Supplied material:
"""

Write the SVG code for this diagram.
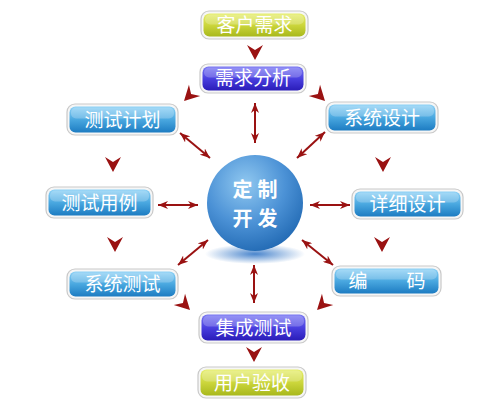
<svg xmlns="http://www.w3.org/2000/svg" width="500" height="410" viewBox="0 0 500 410">
<style>
.frame{fill:#f6f6f6;stroke:#c9c9c9;stroke-width:1.2}
.lbl{font-family:"Noto Sans CJK SC","Noto Sans",sans-serif;font-size:19px;fill:#ffffff;text-anchor:middle}
.big{font-family:"Noto Sans CJK SC","Noto Sans",sans-serif;font-size:20px;font-weight:bold;fill:#ffffff;text-anchor:middle;letter-spacing:5px}
.dbl{stroke:#9a1212;stroke-width:2;fill:none;marker-start:url(#sm);marker-end:url(#sm)}
.ah{fill:#9a1212}
.gloss{fill:#ffffff;opacity:0.22}
</style>
<defs>
<linearGradient id="gBlue" x1="0" y1="0" x2="0" y2="1">
<stop offset="0" stop-color="#8fd2f6"/>
<stop offset="0.5" stop-color="#4aa8e0"/>
<stop offset="1" stop-color="#1d7cc2"/>
</linearGradient>
<linearGradient id="gPurple" x1="0" y1="0" x2="0" y2="1">
<stop offset="0" stop-color="#7a78f4"/>
<stop offset="0.5" stop-color="#4a40e0"/>
<stop offset="1" stop-color="#2a1cb8"/>
</linearGradient>
<linearGradient id="gYellow" x1="0" y1="0" x2="0" y2="1">
<stop offset="0" stop-color="#e6ee70"/>
<stop offset="0.5" stop-color="#ccd63c"/>
<stop offset="1" stop-color="#a8b81c"/>
</linearGradient>
<radialGradient id="gCircle" cx="0.4" cy="0.3" r="0.75">
<stop offset="0" stop-color="#90c8f0"/>
<stop offset="0.55" stop-color="#4c92d6"/>
<stop offset="1" stop-color="#2068b2"/>
</radialGradient>
<radialGradient id="gShadow" cx="0.5" cy="0.5" r="0.5">
<stop offset="0" stop-color="#2a70c4" stop-opacity="0.85"/>
<stop offset="1" stop-color="#2a70c4" stop-opacity="0"/>
</radialGradient>
<marker id="sm" viewBox="0 0 10 8" refX="10" refY="4" markerWidth="10" markerHeight="8" markerUnits="userSpaceOnUse" orient="auto-start-reverse">
<path d="M0,0 L10,4 L0,8 L3,4 Z" fill="#9a1212"/>
</marker>
<path id="tri" d="M0,0 L-8,-15 L0,-10 L8,-15 Z"/>
</defs>

<g id="connectors">
<line class="dbl" x1="255" y1="103" x2="255" y2="143"/>
<line class="dbl" x1="180" y1="133" x2="210" y2="158"/>
<line class="dbl" x1="325" y1="132" x2="297" y2="158"/>
<line class="dbl" x1="158" y1="205" x2="198" y2="205"/>
<line class="dbl" x1="310" y1="205" x2="350" y2="205"/>
<line class="dbl" x1="178" y1="265" x2="208" y2="240"/>
<line class="dbl" x1="302" y1="240" x2="333" y2="265"/>
<line class="dbl" x1="254" y1="265" x2="254" y2="303"/>
<use href="#tri" class="ah" transform="translate(255,60)"/>
<use href="#tri" class="ah" transform="translate(184,101) rotate(45)"/>
<use href="#tri" class="ah" transform="translate(325,101) rotate(-45)"/>
<use href="#tri" class="ah" transform="translate(113,172)"/>
<use href="#tri" class="ah" transform="translate(115,252)"/>
<use href="#tri" class="ah" transform="translate(383,172)"/>
<use href="#tri" class="ah" transform="translate(382,252)"/>
<use href="#tri" class="ah" transform="translate(190,310) rotate(-45)"/>
<use href="#tri" class="ah" transform="translate(317,310) rotate(45)"/>
<use href="#tri" class="ah" transform="translate(254,362)"/>
</g>

<g id="center">
<ellipse cx="255" cy="254" rx="50" ry="10" fill="url(#gShadow)"/>
<circle cx="255" cy="203" r="48" fill="url(#gCircle)"/>
<text class="big" x="257.5" y="197">定制</text>
<text class="big" x="257.5" y="226">开发</text>
</g>

<g id="n-kehu">
<rect class="frame" x="201" y="11" width="107" height="28" rx="8"/>
<rect x="203.5" y="13.5" width="102" height="23" rx="6" fill="url(#gYellow)"/>
<rect class="gloss" x="205" y="14.5" width="99" height="10" rx="5"/>
<text class="lbl" x="254.5" y="31.5">客户需求</text>
</g>
<g id="n-xuqiu">
<rect class="frame" x="200" y="64" width="106" height="29" rx="8"/>
<rect x="202.5" y="66.5" width="101" height="24" rx="6" fill="url(#gPurple)"/>
<rect class="gloss" x="204" y="67.5" width="98" height="10" rx="5"/>
<text class="lbl" x="253" y="85">需求分析</text>
</g>
<g id="n-ceshijihua">
<rect class="frame" x="67" y="104" width="111" height="31" rx="8"/>
<rect x="69.5" y="106.5" width="106" height="26" rx="6" fill="url(#gBlue)"/>
<rect class="gloss" x="71" y="107.5" width="103" height="11" rx="5"/>
<text class="lbl" x="122.5" y="126.5">测试计划</text>
</g>
<g id="n-xitongsheji">
<rect class="frame" x="326" y="102" width="112" height="31" rx="8"/>
<rect x="328.5" y="104.5" width="107" height="26" rx="6" fill="url(#gBlue)"/>
<rect class="gloss" x="330" y="105.5" width="104" height="11" rx="5"/>
<text class="lbl" x="382" y="124.5">系统设计</text>
</g>
<g id="n-ceshiyongli">
<rect class="frame" x="46" y="187" width="107" height="31" rx="8"/>
<rect x="48.5" y="189.5" width="102" height="26" rx="6" fill="url(#gBlue)"/>
<rect class="gloss" x="50" y="190.5" width="99" height="11" rx="5"/>
<text class="lbl" x="99.5" y="209.5">测试用例</text>
</g>
<g id="n-xiangxisheji">
<rect class="frame" x="352" y="189" width="111" height="30" rx="8"/>
<rect x="354.5" y="191.5" width="106" height="25" rx="6" fill="url(#gBlue)"/>
<rect class="gloss" x="356" y="192.5" width="103" height="10" rx="5"/>
<text class="lbl" x="407.5" y="211">详细设计</text>
</g>
<g id="n-xitongceshi">
<rect class="frame" x="67" y="269" width="111" height="30" rx="8"/>
<rect x="69.5" y="271.5" width="106" height="25" rx="6" fill="url(#gBlue)"/>
<rect class="gloss" x="71" y="272.5" width="103" height="10" rx="5"/>
<text class="lbl" x="122.5" y="291">系统测试</text>
</g>
<g id="n-bianma">
<rect class="frame" x="332" y="266" width="109" height="30" rx="8"/>
<rect x="334.5" y="268.5" width="104" height="25" rx="6" fill="url(#gBlue)"/>
<rect class="gloss" x="336" y="269.5" width="101" height="10" rx="5"/>
<text class="lbl"><tspan x="358" y="288">编</tspan><tspan x="416" y="288">码</tspan></text>
</g>
<g id="n-jicheng">
<rect class="frame" x="199" y="312" width="109" height="31" rx="8"/>
<rect x="201.5" y="314.5" width="104" height="26" rx="6" fill="url(#gPurple)"/>
<rect class="gloss" x="203" y="315.5" width="101" height="11" rx="5"/>
<text class="lbl" x="253.5" y="334.5">集成测试</text>
</g>
<g id="n-yanshou">
<rect class="frame" x="198" y="367" width="108" height="31" rx="8"/>
<rect x="200.5" y="369.5" width="103" height="26" rx="6" fill="url(#gYellow)"/>
<rect class="gloss" x="202" y="370.5" width="100" height="11" rx="5"/>
<text class="lbl" x="252" y="389.5">用户验收</text>
</g>
</svg>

"""

Make an exact copy of all the material, but keep the pictures out of it.

Task solution:
Write the SVG code for this diagram.
<svg xmlns="http://www.w3.org/2000/svg" width="500" height="410" viewBox="0 0 500 410">
<style>
.frame{fill:#f6f6f6;stroke:#c9c9c9;stroke-width:1.2}
.lbl{font-family:"Noto Sans CJK SC","Noto Sans",sans-serif;font-size:19px;fill:#ffffff;text-anchor:middle}
.big{font-family:"Noto Sans CJK SC","Noto Sans",sans-serif;font-size:20px;font-weight:bold;fill:#ffffff;text-anchor:middle;letter-spacing:5px}
.dbl{stroke:#9a1212;stroke-width:2;fill:none;marker-start:url(#sm);marker-end:url(#sm)}
.ah{fill:#9a1212}
.gloss{fill:#ffffff;opacity:0.22}
</style>
<defs>
<linearGradient id="gBlue" x1="0" y1="0" x2="0" y2="1">
<stop offset="0" stop-color="#8fd2f6"/>
<stop offset="0.5" stop-color="#4aa8e0"/>
<stop offset="1" stop-color="#1d7cc2"/>
</linearGradient>
<linearGradient id="gPurple" x1="0" y1="0" x2="0" y2="1">
<stop offset="0" stop-color="#7a78f4"/>
<stop offset="0.5" stop-color="#4a40e0"/>
<stop offset="1" stop-color="#2a1cb8"/>
</linearGradient>
<linearGradient id="gYellow" x1="0" y1="0" x2="0" y2="1">
<stop offset="0" stop-color="#e6ee70"/>
<stop offset="0.5" stop-color="#ccd63c"/>
<stop offset="1" stop-color="#a8b81c"/>
</linearGradient>
<radialGradient id="gCircle" cx="0.4" cy="0.3" r="0.75">
<stop offset="0" stop-color="#90c8f0"/>
<stop offset="0.55" stop-color="#4c92d6"/>
<stop offset="1" stop-color="#2068b2"/>
</radialGradient>
<radialGradient id="gShadow" cx="0.5" cy="0.5" r="0.5">
<stop offset="0" stop-color="#2a70c4" stop-opacity="0.85"/>
<stop offset="1" stop-color="#2a70c4" stop-opacity="0"/>
</radialGradient>
<marker id="sm" viewBox="0 0 10 8" refX="10" refY="4" markerWidth="10" markerHeight="8" markerUnits="userSpaceOnUse" orient="auto-start-reverse">
<path d="M0,0 L10,4 L0,8 L3,4 Z" fill="#9a1212"/>
</marker>
<path id="tri" d="M0,0 L-8,-15 L0,-10 L8,-15 Z"/>
</defs>

<g id="connectors">
<line class="dbl" x1="255" y1="103" x2="255" y2="143"/>
<line class="dbl" x1="180" y1="133" x2="210" y2="158"/>
<line class="dbl" x1="325" y1="132" x2="297" y2="158"/>
<line class="dbl" x1="158" y1="205" x2="198" y2="205"/>
<line class="dbl" x1="310" y1="205" x2="350" y2="205"/>
<line class="dbl" x1="178" y1="265" x2="208" y2="240"/>
<line class="dbl" x1="302" y1="240" x2="333" y2="265"/>
<line class="dbl" x1="254" y1="265" x2="254" y2="303"/>
<use href="#tri" class="ah" transform="translate(255,60)"/>
<use href="#tri" class="ah" transform="translate(184,101) rotate(45)"/>
<use href="#tri" class="ah" transform="translate(325,101) rotate(-45)"/>
<use href="#tri" class="ah" transform="translate(113,172)"/>
<use href="#tri" class="ah" transform="translate(115,252)"/>
<use href="#tri" class="ah" transform="translate(383,172)"/>
<use href="#tri" class="ah" transform="translate(382,252)"/>
<use href="#tri" class="ah" transform="translate(190,310) rotate(-45)"/>
<use href="#tri" class="ah" transform="translate(317,310) rotate(45)"/>
<use href="#tri" class="ah" transform="translate(254,362)"/>
</g>

<g id="center">
<ellipse cx="255" cy="254" rx="50" ry="10" fill="url(#gShadow)"/>
<circle cx="255" cy="203" r="48" fill="url(#gCircle)"/>
<text class="big" x="257.5" y="197">定制</text>
<text class="big" x="257.5" y="226">开发</text>
</g>

<g id="n-kehu">
<rect class="frame" x="201" y="11" width="107" height="28" rx="8"/>
<rect x="203.5" y="13.5" width="102" height="23" rx="6" fill="url(#gYellow)"/>
<rect class="gloss" x="205" y="14.5" width="99" height="10" rx="5"/>
<text class="lbl" x="254.5" y="31.5">客户需求</text>
</g>
<g id="n-xuqiu">
<rect class="frame" x="200" y="64" width="106" height="29" rx="8"/>
<rect x="202.5" y="66.5" width="101" height="24" rx="6" fill="url(#gPurple)"/>
<rect class="gloss" x="204" y="67.5" width="98" height="10" rx="5"/>
<text class="lbl" x="253" y="85">需求分析</text>
</g>
<g id="n-ceshijihua">
<rect class="frame" x="67" y="104" width="111" height="31" rx="8"/>
<rect x="69.5" y="106.5" width="106" height="26" rx="6" fill="url(#gBlue)"/>
<rect class="gloss" x="71" y="107.5" width="103" height="11" rx="5"/>
<text class="lbl" x="122.5" y="126.5">测试计划</text>
</g>
<g id="n-xitongsheji">
<rect class="frame" x="326" y="102" width="112" height="31" rx="8"/>
<rect x="328.5" y="104.5" width="107" height="26" rx="6" fill="url(#gBlue)"/>
<rect class="gloss" x="330" y="105.5" width="104" height="11" rx="5"/>
<text class="lbl" x="382" y="124.5">系统设计</text>
</g>
<g id="n-ceshiyongli">
<rect class="frame" x="46" y="187" width="107" height="31" rx="8"/>
<rect x="48.5" y="189.5" width="102" height="26" rx="6" fill="url(#gBlue)"/>
<rect class="gloss" x="50" y="190.5" width="99" height="11" rx="5"/>
<text class="lbl" x="99.5" y="209.5">测试用例</text>
</g>
<g id="n-xiangxisheji">
<rect class="frame" x="352" y="189" width="111" height="30" rx="8"/>
<rect x="354.5" y="191.5" width="106" height="25" rx="6" fill="url(#gBlue)"/>
<rect class="gloss" x="356" y="192.5" width="103" height="10" rx="5"/>
<text class="lbl" x="407.5" y="211">详细设计</text>
</g>
<g id="n-xitongceshi">
<rect class="frame" x="67" y="269" width="111" height="30" rx="8"/>
<rect x="69.5" y="271.5" width="106" height="25" rx="6" fill="url(#gBlue)"/>
<rect class="gloss" x="71" y="272.5" width="103" height="10" rx="5"/>
<text class="lbl" x="122.5" y="291">系统测试</text>
</g>
<g id="n-bianma">
<rect class="frame" x="332" y="266" width="109" height="30" rx="8"/>
<rect x="334.5" y="268.5" width="104" height="25" rx="6" fill="url(#gBlue)"/>
<rect class="gloss" x="336" y="269.5" width="101" height="10" rx="5"/>
<text class="lbl"><tspan x="358" y="288">编</tspan><tspan x="416" y="288">码</tspan></text>
</g>
<g id="n-jicheng">
<rect class="frame" x="199" y="312" width="109" height="31" rx="8"/>
<rect x="201.5" y="314.5" width="104" height="26" rx="6" fill="url(#gPurple)"/>
<rect class="gloss" x="203" y="315.5" width="101" height="11" rx="5"/>
<text class="lbl" x="253.5" y="334.5">集成测试</text>
</g>
<g id="n-yanshou">
<rect class="frame" x="198" y="367" width="108" height="31" rx="8"/>
<rect x="200.5" y="369.5" width="103" height="26" rx="6" fill="url(#gYellow)"/>
<rect class="gloss" x="202" y="370.5" width="100" height="11" rx="5"/>
<text class="lbl" x="252" y="389.5">用户验收</text>
</g>
</svg>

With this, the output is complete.